I remember hiking up Valley View Trail looking for an
elevator, or anything to propel me up the trail. Valley View Trail is a skinny,
dirt-road neck of the Alleghany Mountains that extends for 2.5 miles among a
cluster of other skinny, dirt-road necks that each ramify out and inevitably
intersect with more skinny, dirt-road necks, none of which have elevators. They
do, however, have miniscule stones that slip into your shoes and jab at your
toes. And they do have flora that chafe against your legs and leave bothersome,
red rashes that linger for weeks and beg to be itched and itched. And they do
have unknowable creatures that scarper in the dense mountain trees and thrash in
the thrushes and rumble about, but these creatures are never seen and may be
easily mistaken for black bears when in actuality they’re something so
innocuous as rabbits or Dufflepuds. But, being a fatigued ten year-old on a
trail I resented to climb, I was predisposed to believe in black bears and not
Dufflepuds. So, upon hearing a rustling in the trees to my right and seeing, I
think, a flash of black fur, I decided to quit my hike all together and feigned
dead on Valley View Trail, very quietly grumbling about “’what would have happened’” if only I had stayed back at the hotel
where they had no black bears and two, running elevators. (Lewis 171).
On Valley View Trail, I was as petulant as Eustace on the Dawn Treader. However, Eustace was
resilient. He underwent healing and rebirth, becoming a nobler boy who
comported himself more chivalrously and, in a defining scene, even relented
against a hulking sea creature (125). In contrast, I played possum at the sight
of a fur patch.
Eustace, I mean to
say, is a noble boy (far more noble than most Earth-based boys) befitting the
Narnian archetype of noble child-kings and child-warriors, who, despite being
in their nonage, are exceptionally self-sufficient, autonomous, and admirable
individuals. These child-kings and
child-warriors, C.S. Lewis shows, encounter difficult, adult-type problems and
tackle them with a child-like savvy, suggesting that children are the purest
and noblest of humankind.
The seven lords that came before the Dawn Treader failed.
The four boys and girls (Caspian, Lucy, Eustace, Edmund) that came after the
seven lords succeeded.

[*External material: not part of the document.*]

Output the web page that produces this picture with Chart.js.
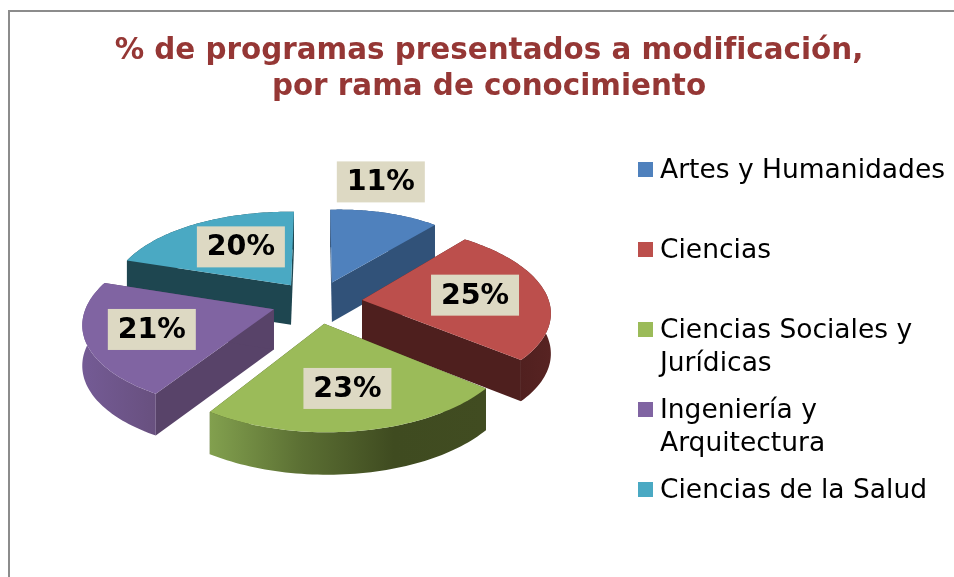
<!DOCTYPE html>
<html><head><meta charset="utf-8">
<style>html,body{margin:0;padding:0;background:#fff}canvas{display:block}</style>
<script src="https://cdn.jsdelivr.net/npm/chart.js@4"></script>
</head><body><canvas id="c" width="954" height="577"></canvas>
<script>
const categories = ["Artes y Humanidades","Ciencias","Ciencias Sociales y Jurídicas","Ingeniería y Arquitectura","Ciencias de la Salud"];
const legendLines = [["Artes y Humanidades"],["Ciencias"],["Ciencias Sociales y","Jurídicas"],["Ingeniería y","Arquitectura"],["Ciencias de la Salud"]];
const values = [11,25,23,21,20];
const titleLines = ["% de programas presentados a modificación,","por rama de conocimiento"];

const topColors = ["#4f81bd","#bc4f4c","#9bbb59","#8064a2","#4aa9c3"];
const wallColors = ["#315279","#4e1f1e","#414c21","#584369","#1e4650"];
const rimStops = [["#315279","#315279"],["#4e1f1e","#4e1f1e","#572322"],["#82a04e","#5b6f33","#3f4b20","#414c21"],["#745b95","#68507f"],["#1e4650","#1e4650"]];
const labelFrac = [1.4,0.6,0.6,0.65,0.5];
const labelNudge = [[-22,-8],[4,0],[3,5],[-3,0],[-1,-6.5]];

// projection of the tilted pie plane
const P = {cx:317, cy:302, rx:185, t:0.13, ky:87, ty:0.13, explode:0.245, depth:40, bulge:0.012};
const project = (u,v)=>[P.cx+P.rx*u/(1-P.t*v), P.cy+P.ky*v/(1-P.ty*v)];

function sliceGeom(arc){
  const a0=arc.startAngle, a1=arc.endAngle, m=(a0+a1)/2;
  const eu=Math.cos(m)*P.explode, ev=Math.sin(m)*P.explode;
  const tip=project(eu,ev);
  const map=(ang,f=1)=>project(eu+f*Math.cos(ang), ev+f*Math.sin(ang));
  const rim=(ang)=>{
    const f=1+P.bulge*Math.sin(Math.PI*(ang-a0)/(a1-a0));
    return map(ang,f);
  };
  const depthAt=(ang)=>P.depth*(1+0.05*(ev+Math.sin(ang)));
  return {a0,a1,m,tip,map,rim,depthAt,ev};
}
function poly(ctx,pts,fill){
  ctx.beginPath();pts.forEach((p,i)=>i?ctx.lineTo(p[0],p[1]):ctx.moveTo(p[0],p[1]));
  ctx.closePath();ctx.fillStyle=fill;ctx.fill();
}
const pie3d = {
  id:'pie3d',
  beforeDraw(chart){
    const ctx=chart.ctx;ctx.save();
    ctx.fillStyle='#fff';ctx.fillRect(0,0,chart.width,chart.height);
    ctx.strokeStyle='#8c8c8c';ctx.lineWidth=2;
    ctx.beginPath();ctx.moveTo(9,577);ctx.lineTo(9,11);ctx.lineTo(954,11);ctx.stroke();
    ctx.restore();
    ctx.letterSpacing='0.001px';
  },
  beforeDatasetDraw(){return false;},
  afterDatasetsDraw(chart){
    const ctx=chart.ctx, arcs=chart.getDatasetMeta(0).data;
    const order=arcs.map((arc,i)=>({arc,i,g:sliceGeom(arc)})).sort((p,q)=>Math.sin(p.g.m)-Math.sin(q.g.m));
    order.forEach(({arc,i,g})=>{
      const down=(p,ang)=>[p[0],p[1]+g.depthAt(ang)];
      const tip=g.tip, tipD=[tip[0],tip[1]+P.depth*(1+0.05*g.ev)];
      [g.a0,g.a1].forEach(ang=>{
        const r=g.rim(ang);
        poly(ctx,[tip,r,down(r,ang),tipD],wallColors[i]);
      });
      const top=[],bot=[];const N=60;
      for(let k=0;k<=N;k++){const ang=g.a0+(g.a1-g.a0)*k/N;const p=g.rim(ang);top.push(p);bot.push(down(p,ang));}
      const xs=top.map(p=>p[0]);const x0=Math.min(...xs),x1=Math.max(...xs);
      const grad=ctx.createLinearGradient(x0,0,x1,0);
      rimStops[i].forEach((col,k,arr)=>grad.addColorStop(k/(arr.length-1),col));
      poly(ctx,top.concat(bot.slice().reverse()),grad);
      poly(ctx,[tip].concat(top),arc.options.backgroundColor);
    });
    ctx.save();
    ctx.textAlign='center';ctx.textBaseline='middle';ctx.font='bold 28.5px "DejaVu Sans"';
    arcs.forEach((arc,i)=>{
      const g=sliceGeom(arc);const p=g.map(g.m,labelFrac[i]);
      const x=p[0]+labelNudge[i][0],y=p[1]+labelNudge[i][1];
      ctx.fillStyle='#ddd9c3';ctx.fillRect(x-44,y-20.5,88,41);
      ctx.fillStyle='#000';ctx.fillText(values[i]+'%',x,y+1);
    });
    ctx.textAlign='left';ctx.font='26.5px "DejaVu Sans"';
    legendLines.forEach((lines,i)=>{
      const y=170+80*i;
      ctx.fillStyle=topColors[i];ctx.fillRect(638,y-8,15,15);
      ctx.fillStyle='#000';
      lines.forEach((t,k)=>ctx.fillText(t,660,y+1+33*k));
    });
    ctx.restore();
  }
};
new Chart(document.getElementById('c'),{
  type:'pie',
  data:{labels:categories,datasets:[{data:values,backgroundColor:topColors,borderWidth:0}]},
  options:{
    responsive:false,animation:false,
    layout:{padding:{left:24}},
    plugins:{
      legend:{display:false},tooltip:{enabled:false},
      title:{display:true,text:titleLines,color:'#953735',
        font:{family:'"DejaVu Sans"',size:29.4,weight:'bold',lineHeight:1.224},
        padding:{top:33,bottom:10}}
    }
  },
  plugins:[pie3d]
});
</script></body></html>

Where men foundered, children triumphed. Trials and tribulations were not light for
these children either. For example, Lucy was tasked with dispelling a magician’s
curse on pain of death. And, midway through this task, she began to encounter
the particular eeriness of the magician’s abode. “It would have been nicer if
there had not been strange signs painted in scarlet on the doors,” Lucy ruminates (158). She goes on to
acknowledge the eeriness of other things as well - the masks and the doors.
But, nevertheless with some childish optimism and bravery (“It’s quite
harmless,” she reassures herself of the ostensible dangers), the little Lucy
undoes the curse, an act that can be effectively described as an emancipation
of a people (161).
The Dufflepuds owe all gratitude to Lucy and, more broadly,
to children. For men could not have done the same. The fully grown Dufflepuds
were incapable of helping themselves and the seven adult lords were more so
inept, not even able to prevent themselves from being killed, turned to gold,
or otherwise lost in darkness or sleep. And certainly the sailors on the Dawn Treader could not have mustered the
courage to penetrate the magician’s abode, for these sailors wavered and
hesitated when the utter East was within reach and were compelled only after
the adolescent Caspian had warbled out a speech and given them “the heart to go
further” (230). In this instance and similar ones, where men are seen to be
foolish, unthinking, and self-defeating, children are seen to be autonomous,
self-sufficient, and able. Well, except
for ten year-old me.
Perhaps I was acting more of an early-state Eustace while I
was cowering on Valley View, perhaps I needed a King Caspian rabble-rousing
speech or an edifying whisper-in-the-ear from Lucy to propel me up the trail.
Either way, I was pathetic in my nonage. And it was quite clear that I “had
read none of the right books,” looking for an elevator and not the unadulterated
confidence within to push me up the mountain (89).